The bill is broad enough to include ballot measures as well as contributions to candidate campaigns. According to González, political contributions in municipal elections have grown from $556,000 in 2013 to nearly $1.3 million in 2017. Her office also notes that the FBI and Department of Homeland Security state that Russia, China, Iran and other countries are actively trying to influence elections in the United States.
The effort comes as the Seattle Metropolitan Chamber of Commerce’s PAC — the Civic Alliance for a Sound Economy, or CASE — has poured considerable funds into the city council race. CASE has reportedly put $380,000 into current campaigns. Among CASE’s top contributors are Puget Sound Energy and the Washington Realtors Association. By March, months before the council primaries, CASE had raised $485,000.
Foreign money and Seattle elections
Amazon also donated $200,000 to CASE earlier this year. Currently, Amazon does not have to reveal how many of its investors are foreign. Under González’s bill, the company would have to disclose this information to the city’s Ethics and Elections Commission. She says that there is no data to state whether or not Amazon would eventually fall under the prohibitions of the bill, but “I suspect that they might” she said.
It is unclear how many donations to local campaigns have come from foreign money in the past.

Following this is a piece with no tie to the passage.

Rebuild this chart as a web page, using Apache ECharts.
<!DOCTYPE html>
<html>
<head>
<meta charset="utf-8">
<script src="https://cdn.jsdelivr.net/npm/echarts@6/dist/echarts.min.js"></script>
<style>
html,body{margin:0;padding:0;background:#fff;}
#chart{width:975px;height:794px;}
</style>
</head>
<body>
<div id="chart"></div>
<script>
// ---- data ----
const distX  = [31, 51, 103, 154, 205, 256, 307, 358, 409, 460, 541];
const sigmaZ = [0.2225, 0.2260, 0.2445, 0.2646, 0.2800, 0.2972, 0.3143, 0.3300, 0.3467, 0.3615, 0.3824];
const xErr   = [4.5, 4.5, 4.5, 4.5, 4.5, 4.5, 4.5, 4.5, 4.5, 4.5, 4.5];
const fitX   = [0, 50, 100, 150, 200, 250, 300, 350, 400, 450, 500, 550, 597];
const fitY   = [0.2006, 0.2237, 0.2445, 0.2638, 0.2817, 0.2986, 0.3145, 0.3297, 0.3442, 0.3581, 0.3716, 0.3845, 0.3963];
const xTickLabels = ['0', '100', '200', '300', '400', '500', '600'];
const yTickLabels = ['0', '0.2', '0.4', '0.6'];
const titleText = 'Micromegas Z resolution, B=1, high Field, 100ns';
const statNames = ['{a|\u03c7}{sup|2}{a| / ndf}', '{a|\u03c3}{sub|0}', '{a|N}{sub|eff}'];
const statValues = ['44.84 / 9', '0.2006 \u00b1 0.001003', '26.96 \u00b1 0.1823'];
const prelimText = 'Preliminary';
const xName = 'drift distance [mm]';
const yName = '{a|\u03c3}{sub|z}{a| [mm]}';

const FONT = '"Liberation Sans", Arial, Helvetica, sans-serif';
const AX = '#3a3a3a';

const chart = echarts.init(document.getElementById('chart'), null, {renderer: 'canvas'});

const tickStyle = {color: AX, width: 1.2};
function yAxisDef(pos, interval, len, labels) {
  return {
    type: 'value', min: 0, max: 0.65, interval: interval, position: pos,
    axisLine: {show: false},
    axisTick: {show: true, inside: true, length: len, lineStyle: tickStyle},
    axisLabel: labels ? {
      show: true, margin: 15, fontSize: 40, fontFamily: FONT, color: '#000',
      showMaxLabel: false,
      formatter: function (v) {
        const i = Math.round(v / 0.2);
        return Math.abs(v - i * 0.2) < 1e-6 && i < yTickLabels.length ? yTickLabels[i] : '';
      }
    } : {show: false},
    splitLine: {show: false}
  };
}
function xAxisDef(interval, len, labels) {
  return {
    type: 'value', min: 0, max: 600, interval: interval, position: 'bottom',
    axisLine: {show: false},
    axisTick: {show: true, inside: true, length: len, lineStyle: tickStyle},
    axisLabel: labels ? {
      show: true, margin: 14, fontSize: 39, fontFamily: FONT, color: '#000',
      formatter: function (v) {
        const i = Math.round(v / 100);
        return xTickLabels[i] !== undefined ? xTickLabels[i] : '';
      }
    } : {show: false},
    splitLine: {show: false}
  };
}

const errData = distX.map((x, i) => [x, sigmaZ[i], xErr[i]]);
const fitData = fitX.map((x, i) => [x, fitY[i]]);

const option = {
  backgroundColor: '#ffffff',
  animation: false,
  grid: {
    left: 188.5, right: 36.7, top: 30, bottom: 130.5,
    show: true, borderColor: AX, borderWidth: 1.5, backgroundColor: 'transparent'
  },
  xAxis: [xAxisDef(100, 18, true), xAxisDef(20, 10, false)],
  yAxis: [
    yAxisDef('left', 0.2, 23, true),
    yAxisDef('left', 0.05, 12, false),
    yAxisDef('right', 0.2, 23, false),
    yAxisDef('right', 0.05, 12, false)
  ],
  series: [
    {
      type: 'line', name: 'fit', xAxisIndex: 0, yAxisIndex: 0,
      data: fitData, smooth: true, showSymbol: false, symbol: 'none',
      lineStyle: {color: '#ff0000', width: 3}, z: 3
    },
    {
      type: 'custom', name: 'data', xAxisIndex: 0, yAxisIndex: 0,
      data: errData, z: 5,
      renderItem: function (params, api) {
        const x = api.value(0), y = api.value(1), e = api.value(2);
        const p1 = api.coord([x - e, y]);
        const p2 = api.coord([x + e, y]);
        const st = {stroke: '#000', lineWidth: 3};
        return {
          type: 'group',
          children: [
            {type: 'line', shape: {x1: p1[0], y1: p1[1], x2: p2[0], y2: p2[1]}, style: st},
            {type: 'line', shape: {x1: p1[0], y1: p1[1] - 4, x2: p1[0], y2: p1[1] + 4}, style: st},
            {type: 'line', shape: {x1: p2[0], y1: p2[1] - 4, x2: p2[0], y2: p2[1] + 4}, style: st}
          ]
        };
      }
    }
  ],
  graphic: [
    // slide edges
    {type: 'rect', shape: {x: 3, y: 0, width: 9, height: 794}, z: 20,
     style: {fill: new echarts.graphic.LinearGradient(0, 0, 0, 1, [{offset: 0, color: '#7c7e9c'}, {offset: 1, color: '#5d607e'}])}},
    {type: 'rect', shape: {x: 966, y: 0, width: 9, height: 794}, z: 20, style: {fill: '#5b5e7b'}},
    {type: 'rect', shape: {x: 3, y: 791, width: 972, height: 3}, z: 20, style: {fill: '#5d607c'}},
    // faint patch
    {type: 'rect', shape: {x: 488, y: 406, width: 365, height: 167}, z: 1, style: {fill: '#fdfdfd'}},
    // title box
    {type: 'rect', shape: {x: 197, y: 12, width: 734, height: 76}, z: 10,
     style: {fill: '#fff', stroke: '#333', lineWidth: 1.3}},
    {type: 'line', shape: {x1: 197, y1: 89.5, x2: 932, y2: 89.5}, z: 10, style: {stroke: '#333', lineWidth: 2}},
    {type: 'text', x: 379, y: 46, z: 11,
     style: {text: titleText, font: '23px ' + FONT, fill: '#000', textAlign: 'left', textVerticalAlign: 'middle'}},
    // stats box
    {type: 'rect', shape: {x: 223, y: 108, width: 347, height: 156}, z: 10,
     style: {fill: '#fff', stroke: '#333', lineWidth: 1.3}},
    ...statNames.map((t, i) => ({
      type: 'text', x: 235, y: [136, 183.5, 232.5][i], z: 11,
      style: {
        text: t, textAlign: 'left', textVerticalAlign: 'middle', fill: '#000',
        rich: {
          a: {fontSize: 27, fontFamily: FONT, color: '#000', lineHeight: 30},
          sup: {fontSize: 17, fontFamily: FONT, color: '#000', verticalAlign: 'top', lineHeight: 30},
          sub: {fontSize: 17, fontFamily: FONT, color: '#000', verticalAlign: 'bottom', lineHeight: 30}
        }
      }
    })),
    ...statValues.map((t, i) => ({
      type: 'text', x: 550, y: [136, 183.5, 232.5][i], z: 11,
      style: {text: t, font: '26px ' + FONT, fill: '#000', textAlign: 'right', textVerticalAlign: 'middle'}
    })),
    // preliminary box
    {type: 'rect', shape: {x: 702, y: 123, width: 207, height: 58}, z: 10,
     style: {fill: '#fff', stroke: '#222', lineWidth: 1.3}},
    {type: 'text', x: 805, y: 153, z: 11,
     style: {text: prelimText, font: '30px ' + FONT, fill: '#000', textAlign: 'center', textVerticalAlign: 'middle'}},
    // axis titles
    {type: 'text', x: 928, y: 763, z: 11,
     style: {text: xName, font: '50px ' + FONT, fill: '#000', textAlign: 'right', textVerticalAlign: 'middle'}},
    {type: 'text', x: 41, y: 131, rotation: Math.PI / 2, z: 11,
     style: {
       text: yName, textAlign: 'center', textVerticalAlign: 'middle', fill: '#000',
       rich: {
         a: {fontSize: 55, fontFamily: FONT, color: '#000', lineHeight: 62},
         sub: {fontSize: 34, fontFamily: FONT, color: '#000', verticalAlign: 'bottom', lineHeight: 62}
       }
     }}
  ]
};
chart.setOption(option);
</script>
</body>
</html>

But González argues it has been happening.
“There are many corporations that may have significant ownership by foreign nationals that have been making contributions in our local elections, not just this year but in prior years,” González said. “And I think that is in conflict with the voice of our voters who voted overwhelmingly in favor of our honest elections law which allows us to have democracy vouchers and a greater focus on the will of the voters as opposed to the deep pockets of corporate donors.”
Labor groups and unions have also been spending big money in local elections. González said that the bill does not specifically target corporate PACs versus labor money, rather, it deals with who is behind the PACs.

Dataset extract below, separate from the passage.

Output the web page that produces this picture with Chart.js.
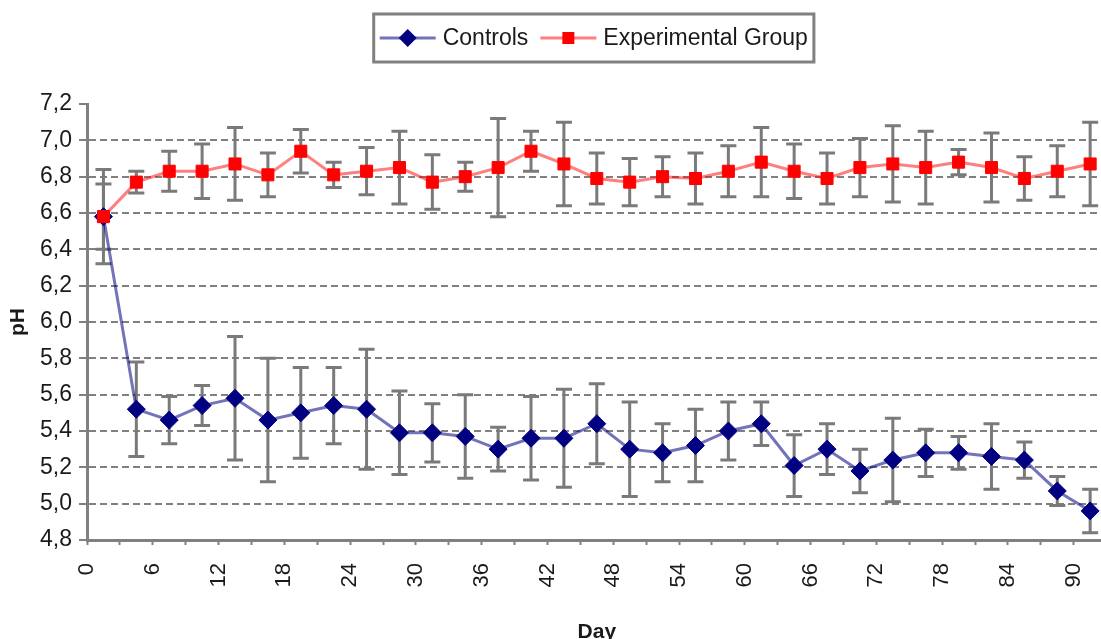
<!DOCTYPE html>
<html>
<head>
<meta charset="utf-8">
<script src="https://cdn.jsdelivr.net/npm/chart.js@4.4.1/dist/chart.umd.min.js"></script>
<style>
html, body { margin: 0; padding: 0; overflow: hidden; background: #fff; }
</style>
</head>
<body>
<canvas id="phChart" width="1151" height="660"></canvas>
<script>
// x tick labels sit on every second tick mark
const tickLabels = ['0', '6', '12', '18', '24', '30', '36', '42', '48', '54', '60', '66', '72', '78', '84', '90'];

const controls = [6.58, 5.52, 5.46, 5.54, 5.58, 5.46, 5.50, 5.54, 5.52, 5.39, 5.39, 5.37, 5.30, 5.36, 5.36, 5.44,
  5.30, 5.28, 5.32, 5.40, 5.44, 5.21, 5.30, 5.18, 5.24, 5.28, 5.28, 5.26, 5.24, 5.07, 4.96];
const controlsErr = [0.26, 0.26, 0.13, 0.11, 0.34, 0.34, 0.25, 0.21, 0.33, 0.23, 0.16, 0.23, 0.12, 0.23, 0.27, 0.22,
  0.26, 0.16, 0.20, 0.16, 0.12, 0.17, 0.14, 0.12, 0.23, 0.13, 0.09, 0.18, 0.10, 0.08, 0.12];

const experimental = [6.58, 6.77, 6.83, 6.83, 6.87, 6.81, 6.94, 6.81, 6.83, 6.85, 6.77, 6.80, 6.85, 6.94, 6.87, 6.79,
  6.77, 6.80, 6.79, 6.83, 6.88, 6.83, 6.79, 6.85, 6.87, 6.85, 6.88, 6.85, 6.79, 6.83, 6.87];
const experimentalErr = [0.18, 0.06, 0.11, 0.15, 0.20, 0.12, 0.12, 0.07, 0.13, 0.20, 0.15, 0.08, 0.27, 0.11, 0.23, 0.14,
  0.13, 0.11, 0.14, 0.14, 0.19, 0.15, 0.14, 0.16, 0.21, 0.20, 0.07, 0.19, 0.12, 0.14, 0.23];

// points sit in the middle of each category slot
const toPoints = vals => vals.map((v, i) => ({ x: i + 0.5, y: v }));

const FONT = '"Liberation Sans", Arial, sans-serif';
const GRAY = '#808080';

const errorBars = {
  id: 'errorBars',
  beforeDatasetsDraw(chart) {
    const { ctx, scales: { x, y } } = chart;
    ctx.save();
    ctx.strokeStyle = '#7a7a7a';
    ctx.lineWidth = 3;
    chart.data.datasets.forEach(ds => {
      ds.data.forEach((p, i) => {
        const e = ds.errors[i];
        const px = x.getPixelForValue(p.x);
        const top = y.getPixelForValue(p.y + e);
        const bot = y.getPixelForValue(p.y - e);
        ctx.beginPath();
        ctx.moveTo(px, top); ctx.lineTo(px, bot);
        ctx.moveTo(px - 8, top); ctx.lineTo(px + 8, top);
        ctx.moveTo(px - 8, bot); ctx.lineTo(px + 8, bot);
        ctx.stroke();
      });
    });
    ctx.restore();
  }
};

function marker(ctx, style, color, cx, cy) {
  ctx.fillStyle = color;
  ctx.beginPath();
  if (style === 'rectRot') {
    ctx.moveTo(cx, cy - 9); ctx.lineTo(cx + 9, cy); ctx.lineTo(cx, cy + 9); ctx.lineTo(cx - 9, cy);
  } else {
    ctx.rect(cx - 6, cy - 6, 12, 12);
  }
  ctx.closePath();
  ctx.fill();
}

const boxedLegend = {
  id: 'boxedLegend',
  afterDraw(chart) {
    const { ctx, chartArea } = chart;
    const items = chart.data.datasets;
    ctx.save();
    ctx.font = '23px ' + FONT;
    const lineLen = 56, gap = 7, spacing = 12, pad = 6;
    const widths = items.map(d => lineLen + gap + ctx.measureText(d.label).width);
    const total = widths.reduce((a, b) => a + b, 0) + spacing * (items.length - 1) + pad * 2;
    const left = (chartArea.left + chartArea.right) / 2 - total / 2 - 3;
    const top = 14, h = 48, cy = top + h / 2;
    ctx.strokeStyle = GRAY;
    ctx.lineWidth = 3;
    ctx.strokeRect(left, top, total, h);
    let xx = left + pad;
    items.forEach((d, k) => {
      ctx.strokeStyle = d.borderColor;
      ctx.lineWidth = 3;
      ctx.beginPath();
      ctx.moveTo(xx, cy); ctx.lineTo(xx + lineLen, cy);
      ctx.stroke();
      marker(ctx, d.pointStyle, d.pointBackgroundColor, xx + lineLen / 2, cy);
      ctx.fillStyle = '#1a1a1a';
      ctx.textBaseline = 'middle';
      ctx.fillText(d.label, xx + lineLen + gap, cy + 1);
      xx += widths[k] + spacing;
    });
    ctx.restore();
  }
};

const isEdge = v => Math.abs(v - 7.2) < 1e-6 || Math.abs(v - 4.8) < 1e-6;

new Chart(document.getElementById('phChart'), {
  type: 'line',
  data: {
    datasets: [
      {
        label: 'Controls',
        data: toPoints(controls),
        errors: controlsErr,
        order: 1,
        borderColor: 'rgba(0, 0, 128, 0.55)',
        borderWidth: 3,
        pointStyle: 'rectRot',
        pointRadius: 9,
        pointBackgroundColor: '#000080',
        pointBorderColor: '#000080',
        pointBorderWidth: 1,
        tension: 0
      },
      {
        label: 'Experimental Group',
        data: toPoints(experimental),
        errors: experimentalErr,
        order: 0,
        borderColor: 'rgba(255, 0, 0, 0.5)',
        borderWidth: 3,
        pointStyle: 'rect',
        pointRadius: 8.5,
        pointBackgroundColor: '#ff0000',
        pointBorderColor: '#ff0000',
        pointBorderWidth: 1,
        tension: 0
      }
    ]
  },
  options: {
    responsive: false,
    animation: false,
    layout: { padding: { top: 104, right: 0, left: 0, bottom: 0 } },
    plugins: {
      legend: { display: false },
      tooltip: { enabled: false }
    },
    scales: {
      x: {
        type: 'linear',
        min: 0,
        max: 31,
        afterFit: s => { s.height = 120; },
        ticks: {
          stepSize: 1,
          autoSkip: false,
          minRotation: 90,
          maxRotation: 90,
          padding: 18,
          color: '#1a1a1a',
          font: { size: 22, family: FONT },
          callback: v => (v % 2 === 0 ? tickLabels[v / 2] : '')
        },
        grid: {
          drawOnChartArea: false,
          drawTicks: true,
          tickLength: 5,
          tickColor: GRAY,
          tickWidth: 2
        },
        border: { color: GRAY, width: 3 },
        title: {
          display: true,
          text: 'Day',
          color: '#1a1a1a',
          font: { size: 21, weight: 'bold', family: FONT },
          padding: { top: 0, bottom: 15 }
        }
      },
      y: {
        min: 4.8,
        max: 7.2,
        afterFit: s => { s.width = 87; },
        ticks: {
          stepSize: 0.2,
          padding: 7,
          color: '#1a1a1a',
          font: { size: 23, family: FONT },
          callback: v => Number(v).toFixed(1).replace('.', ',')
        },
        grid: {
          color: c => (isEdge(c.tick.value) ? 'rgba(0,0,0,0)' : GRAY),
          lineWidth: 2,
          drawTicks: true,
          tickLength: 8,
          tickColor: GRAY,
          tickWidth: 2,
          tickBorderDash: []
        },
        border: { color: GRAY, width: 3, dash: [7, 4] },
        title: {
          display: true,
          text: 'pH',
          color: '#1a1a1a',
          font: { size: 21, weight: 'bold', family: FONT },
          padding: { top: 6, bottom: 0 }
        }
      }
    }
  },
  plugins: [errorBars, boxedLegend]
});
</script>
</body>
</html>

“There is a long precedent under US Supreme Court law and federal law that has already determined that foreign nationals are not allowed to legally contribute to local elections,” she said. “The fact that foreign nationals have found a work around to be able to do effectively that, violate the law, contributing through corporations, is problematic … this is going to be more about who owns the interests of these corporations. Whether it is a labor union or a corporation is not necessarily relevant.”
Seven out of nine council positions are up for reelection in November 2019, providing the potential for significant change on the dais.
So far, González has submitted her bill to the Seattle Ethics and Elections Commission for review.